To be done » Exactly reproduce the lines of the listing below from the one containing "Emit a Python" through the one containing "from matplotlib.lines import Line2D". Skip the images.

Records for this exercise »

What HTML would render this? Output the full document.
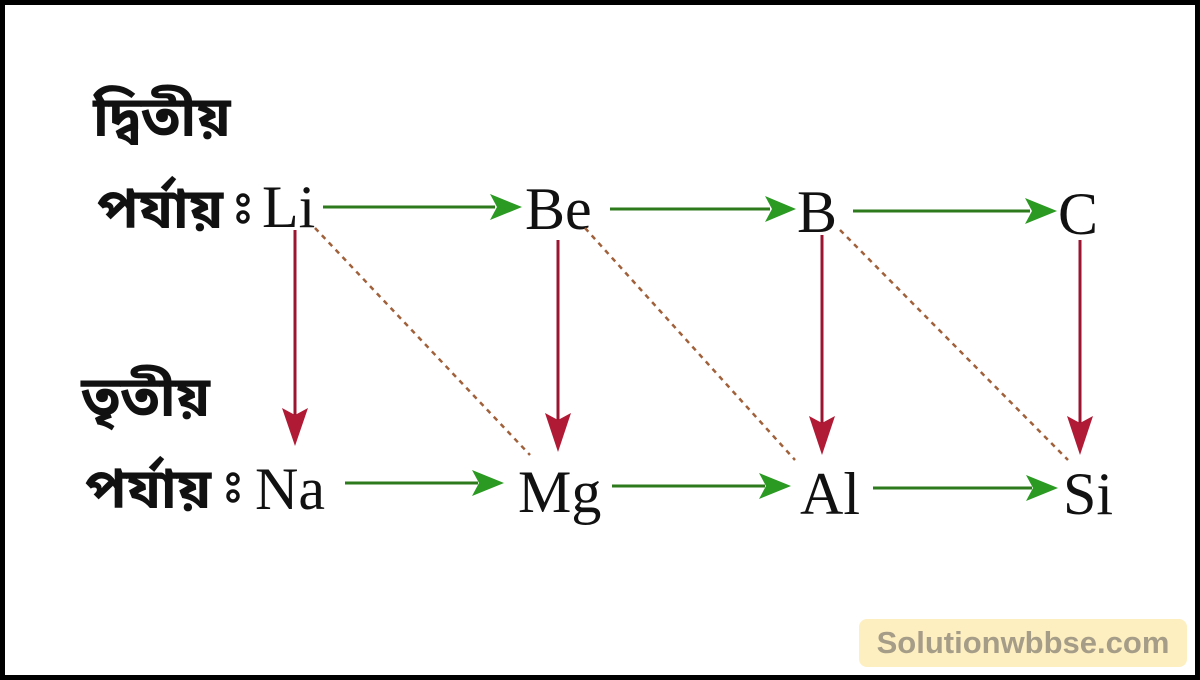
<!DOCTYPE html>
<html><head><meta charset="utf-8"><style>
html,body{margin:0;padding:0;background:#000;}
#c{position:relative;width:1190px;height:670px;margin:5px;background:#fff;overflow:hidden;}
.t{position:absolute;font-family:"Liberation Serif",serif;font-size:60px;color:#111;line-height:1;white-space:nowrap;}
.b{position:absolute;font-family:"Liberation Sans","Noto Sans Bengali","Lohit Bengali",sans-serif;font-weight:bold;font-size:56px;color:#111;line-height:1;white-space:nowrap;}
svg{position:absolute;left:-5px;top:-5px;}
.wm{position:absolute;left:854px;top:614px;width:328px;height:48px;background:#fdefc0;border-radius:8px;font-family:"Liberation Sans",sans-serif;font-weight:bold;font-size:31px;color:#a69d88;text-align:center;line-height:48px;}
</style></head><body><div id="c">
<div class="b" style="left:88px;top:84px">দ্বিতীয়</div>
<div class="b" style="left:92px;top:176px">পর্যায়</div>
<div class="b" style="left:76px;top:364px">তৃতীয়</div>
<div class="b" style="left:80px;top:456px">পর্যায়</div>
<div class="t" style="left:257px;top:172px">Li</div>
<div class="t" style="left:520px;top:174px">Be</div>
<div class="t" style="left:792px;top:177px">B</div>
<div class="t" style="left:1053px;top:179px">C</div>
<div class="t" style="left:250px;top:454px">Na</div>
<div class="t" style="left:513px;top:457px">Mg</div>
<div class="t" style="left:795px;top:459px">Al</div>
<div class="t" style="left:1058px;top:459px">Si</div>
<svg width="1200" height="680">
<g fill="none" stroke="#111" stroke-width="3.5">
<circle cx="243" cy="200" r="5"/><circle cx="243" cy="217" r="5"/>
<circle cx="233" cy="479" r="5"/><circle cx="233" cy="496" r="5"/>
</g>
<g stroke="#2d7a1c" stroke-width="3">
<line x1="323" y1="207" x2="495" y2="207"/><path d="M490,194 L522,207 L490,220 L497,207z" fill="#2a9a22" stroke="none"/>
<line x1="610" y1="209" x2="770" y2="209"/><path d="M765,196 L796,209 L765,222 L772,209z" fill="#2a9a22" stroke="none"/>
<line x1="853" y1="211" x2="1030" y2="211"/><path d="M1025,198 L1057,211 L1025,224 L1032,211z" fill="#2a9a22" stroke="none"/>
<line x1="345" y1="483" x2="478" y2="483"/><path d="M472,470 L504,483 L472,496 L479,483z" fill="#2a9a22" stroke="none"/>
<line x1="612" y1="486" x2="765" y2="486"/><path d="M759,473 L791,486 L759,499 L766,486z" fill="#2a9a22" stroke="none"/>
<line x1="873" y1="488" x2="1032" y2="488"/><path d="M1026,475 L1058,488 L1026,501 L1033,488z" fill="#2a9a22" stroke="none"/>
</g>
<g stroke="#9b1530" stroke-width="3">
<line x1="295" y1="230" x2="295" y2="420"/><path d="M282,408 L295,446 L308,408 L295,415z" fill="#b01a35" stroke="none"/>
<line x1="558" y1="240" x2="558" y2="425"/><path d="M545,413 L558,452 L571,413 L558,420z" fill="#b01a35" stroke="none"/>
<line x1="822" y1="235" x2="822" y2="428"/><path d="M809,416 L822,455 L835,416 L822,423z" fill="#b01a35" stroke="none"/>
<line x1="1080" y1="240" x2="1080" y2="428"/><path d="M1067,416 L1080,455 L1093,416 L1080,423z" fill="#b01a35" stroke="none"/>
</g>
<g stroke="#a0603a" stroke-width="2.5" stroke-dasharray="5,5">
<line x1="315" y1="228" x2="530" y2="455"/>
<line x1="585" y1="228" x2="795" y2="460"/>
<line x1="840" y1="230" x2="1068" y2="460"/>
</g>
</svg>
<div class="wm">Solutionwbbse.com</div>
</div></body></html>
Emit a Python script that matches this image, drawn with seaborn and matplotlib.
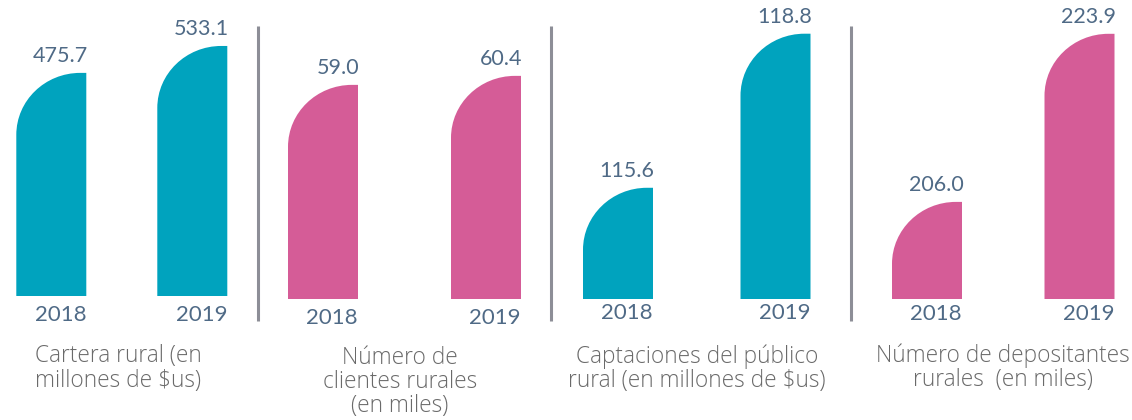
import numpy as np
import pandas as pd
import seaborn as sns
import matplotlib
matplotlib.use("Agg")
import matplotlib.pyplot as plt
from matplotlib.path import Path
from matplotlib.patches import PathPatch
from matplotlib.lines import Line2D

# ---- data ----
years = ["2018", "2019"]
cartera = [475.7, 533.1]
clientes = [59.0, 60.4]
captaciones = [115.6, 118.8]
depositantes = [206.0, 223.9]
series = [cartera, clientes, captaciones, depositantes]
titles = [
    "Cartera rural (en\nmillones de $us)",
    "Número de\nclientes rurales\n(en miles)",
    "Captaciones del público\nrural (en millones de $us)",
    "Número de depositantes\nrurales  (en miles)",
]

# value range shown on each panel's axis (bottom, top)
y_floor = [0.0, 25.7, 113.29, 195.66]
y_ceil = [631.1, 72.2, 119.5, 227.5]

# ---- style ----
TEAL = "#00a3be"
PINK = "#d55c97"
colors = [TEAL, PINK, TEAL, PINK]
VALUE_COLOR = "#4f6a86"
TITLE_COLOR = "#6a6a6a"
SEP_COLOR = "#8d8e97"

sns.set_theme(style="white")
plt.rcParams["font.family"] = ["Lato", "DejaVu Sans"]

W, H = 1132, 420
fig = plt.figure(figsize=(W / 100, H / 100), dpi=100)

# panel layout in pixels: centre of first bar, bar spacing, baseline
layout = [(51.3, 141.0, 296), (323.0, 163.0, 299), (618.0, 157.5, 299), (927.0, 152.5, 299)]
BAR_PX = 70
RX_PX, RY_PX = 64, 62
year_offset = [19, 19, 14, 15]
K = 0.5523

for i, (vals, col, (c0, sp, base)) in enumerate(zip(series, colors, layout)):
    ax = fig.add_axes([(c0 - sp / 2) / W, 1 - base / H, 2 * sp / W, base / H])
    ax.patch.set_alpha(0)
    df = pd.DataFrame({"year": years, "value": vals})
    sns.barplot(data=df, x="year", y="value", hue="year", palette=[col, col],
                width=BAR_PX / sp, saturation=1, legend=False, ax=ax)
    ax.set_xlim(-0.5, 1.5)
    ax.set_ylim(y_floor[i], y_ceil[i])
    ax.axis("off")

    ppu_y = base / (y_ceil[i] - y_floor[i])
    ry = RY_PX / ppu_y
    rx = RX_PX / sp
    for p in list(ax.patches):
        x0, w = p.get_x(), p.get_width()
        y0, top = p.get_y(), p.get_y() + p.get_height()
        verts = [
            (x0, y0),
            (x0, top - ry),
            (x0, top - ry + K * ry), (x0 + rx - K * rx, top), (x0 + rx, top),
            (x0 + w, top),
            (x0 + w, y0),
            (x0, y0),
        ]
        codes = [Path.MOVETO, Path.LINETO, Path.CURVE4, Path.CURVE4, Path.CURVE4,
                 Path.LINETO, Path.LINETO, Path.CLOSEPOLY]
        shape = PathPatch(Path(verts, codes), facecolor=p.get_facecolor(),
                          edgecolor="none", clip_on=True)
        p.set_visible(False)
        ax.add_patch(shape)

        ax.annotate(f"{top:.1f}", xy=(x0 + w, top), xytext=(1, 8),
                    textcoords="offset points", ha="right", va="baseline",
                    fontsize=15.5, color=VALUE_COLOR)
        ax.annotate(df.loc[int(round(x0 + w / 2)), "year"], xy=(x0 + w, y_floor[i]),
                    xytext=(0, -year_offset[i] * 0.72), textcoords="offset points",
                    ha="right", va="center", fontsize=16, color=VALUE_COLOR,
                    annotation_clip=False)

# category captions
caption_pos = [(35, 368.5, "left"), (400, 382, "center"), (697, 369, "center"), (1003, 368, "center")]
for (x, y, ha), t in zip(caption_pos, titles):
    fig.text(x / W, 1 - y / H, t, ha=ha, va="center", multialignment=ha,
             fontsize=16.3, color=TITLE_COLOR, fontweight="light",
             family=["Open Sans", "DejaVu Sans"], linespacing=1.02)

# vertical separators between panels
for x in (257.5, 550.5, 851.0):
    fig.add_artist(Line2D([x / W, x / W], [1 - 26 / H, 1 - 321 / H],
                          color=SEP_COLOR, lw=2.2, solid_capstyle="butt"))

fig.savefig("out.png", dpi=100, facecolor="white")
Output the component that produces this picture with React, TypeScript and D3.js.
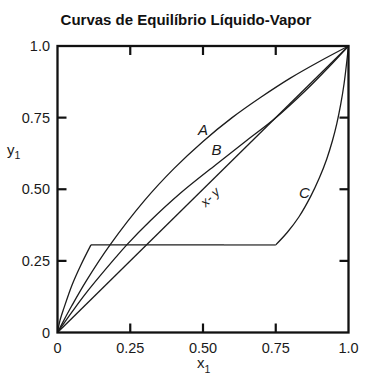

Expected answer »
Emit a Python script that matches this image, drawn with seaborn and matplotlib.
import numpy as np
import pandas as pd
import seaborn as sns
import matplotlib
matplotlib.use("Agg")
import matplotlib.pyplot as plt
from matplotlib.path import Path
from matplotlib.patches import PathPatch
from matplotlib.lines import Line2D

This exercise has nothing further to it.